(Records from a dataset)
--------------------
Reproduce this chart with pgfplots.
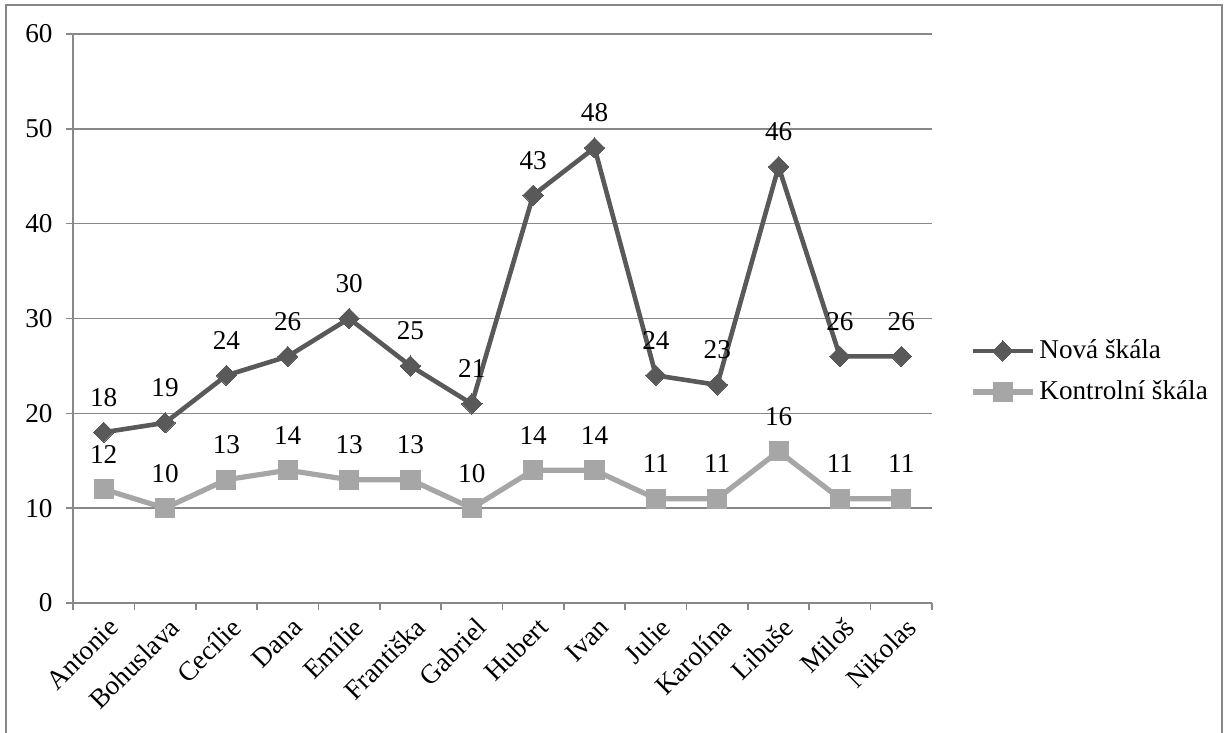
\documentclass[border=0pt]{standalone}
\usepackage{fontspec}
\setmainfont{Liberation Serif}
\usepackage{pgfplots}
\pgfplotsset{compat=1.18}
\definecolor{novacol}{HTML}{595959}
\definecolor{kontcol}{HTML}{A6A6A6}
\definecolor{gridcol}{HTML}{888888}
\newcommand{\chartfont}{\fontsize{13.6pt}{15pt}\selectfont}

\begin{document}
\chartfont
\begin{tikzpicture}
\useasboundingbox (-36.5pt,-65pt) rectangle (577.5pt,301.5pt);
\draw[gridcol, line width=0.8pt] (-33.5pt,-70pt) rectangle (574.5pt,299pt);
\begin{axis}[
  at={(0,0)}, anchor=south west,
  scale only axis, width=429.5pt, height=284.5pt,
  xmin=-0.5, xmax=13.5, ymin=0, ymax=60,
  ytick={0,10,...,60},
  xtick={0,...,13},
  xticklabels={Antonie,Bohuslava,Cecílie,Dana,Emílie,Františka,Gabriel,Hubert,Ivan,Julie,Karolína,Libuše,Miloš,Nikolas},
  minor xtick={-0.5,0.5,...,13.5},
  major x tick style={draw=none},
  minor x tick style={gridcol, line width=0.8pt},
  y tick style={gridcol, line width=0.8pt},
  tick align=outside, major tick length=3.5pt, minor tick length=3.5pt,
  axis x line*=bottom, axis y line*=left,
  axis line style={gridcol, line width=0.8pt, -},
  ymajorgrids, grid style={gridcol, line width=0.8pt},
  /pgf/number format/assume math mode=true,
  every tick label/.append style={font=\chartfont},
  yticklabel style={xshift=-2pt},
  xticklabel style={rotate=45, anchor=east, inner sep=1pt, xshift=0pt, yshift=-8pt},
  nodes near coords,
  every node near coord/.append style={anchor=center, yshift=17.5pt, font=\chartfont, text=black},
  legend style={at={(1.044,0.407)}, anchor=west, draw=none, fill=none,
    font=\chartfont, row sep=5pt, inner sep=0pt,
    /tikz/every even column/.append style={column sep=0pt}},
  legend cell align=left,
  legend image code/.code={
    \draw[mark repeat=2, mark phase=2] plot coordinates {(0pt,0pt) (15pt,0pt) (30pt,0pt)};
  },
]
\addplot[novacol, line width=2.3pt, mark=square*, mark size=3.6pt,
  mark options={rotate=45, solid, fill=novacol, draw=novacol, line width=0pt}] coordinates {
(0,18) (1,19) (2,24) (3,26) (4,30) (5,25) (6,21) (7,43) (8,48) (9,24) (10,23) (11,46) (12,26) (13,26)
};
\addlegendentry{Nová škála}
\addplot[kontcol, line width=2.6pt, mark=square*, mark size=4.8pt,
  mark options={solid, fill=kontcol, draw=kontcol, line width=0pt}] coordinates {
(0,12) (1,10) (2,13) (3,14) (4,13) (5,13) (6,10) (7,14) (8,14) (9,11) (10,11) (11,16) (12,11) (13,11)
};
\addlegendentry{Kontrolní škála}
\end{axis}
\end{tikzpicture}
\end{document}
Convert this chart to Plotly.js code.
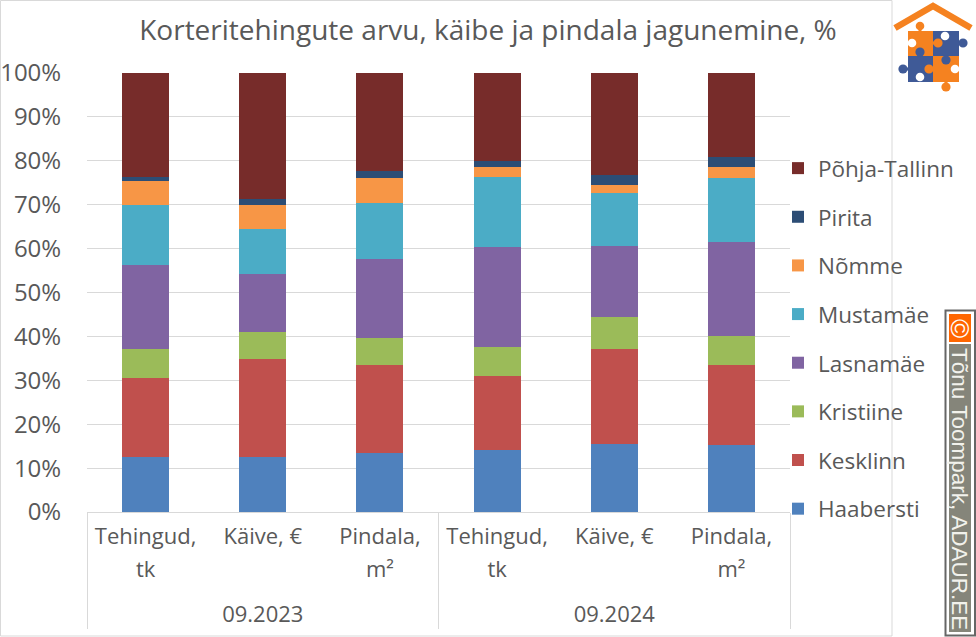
--------------------
**Goal:** Report only how many lines in the records contain the word "code".

**Final result:** 2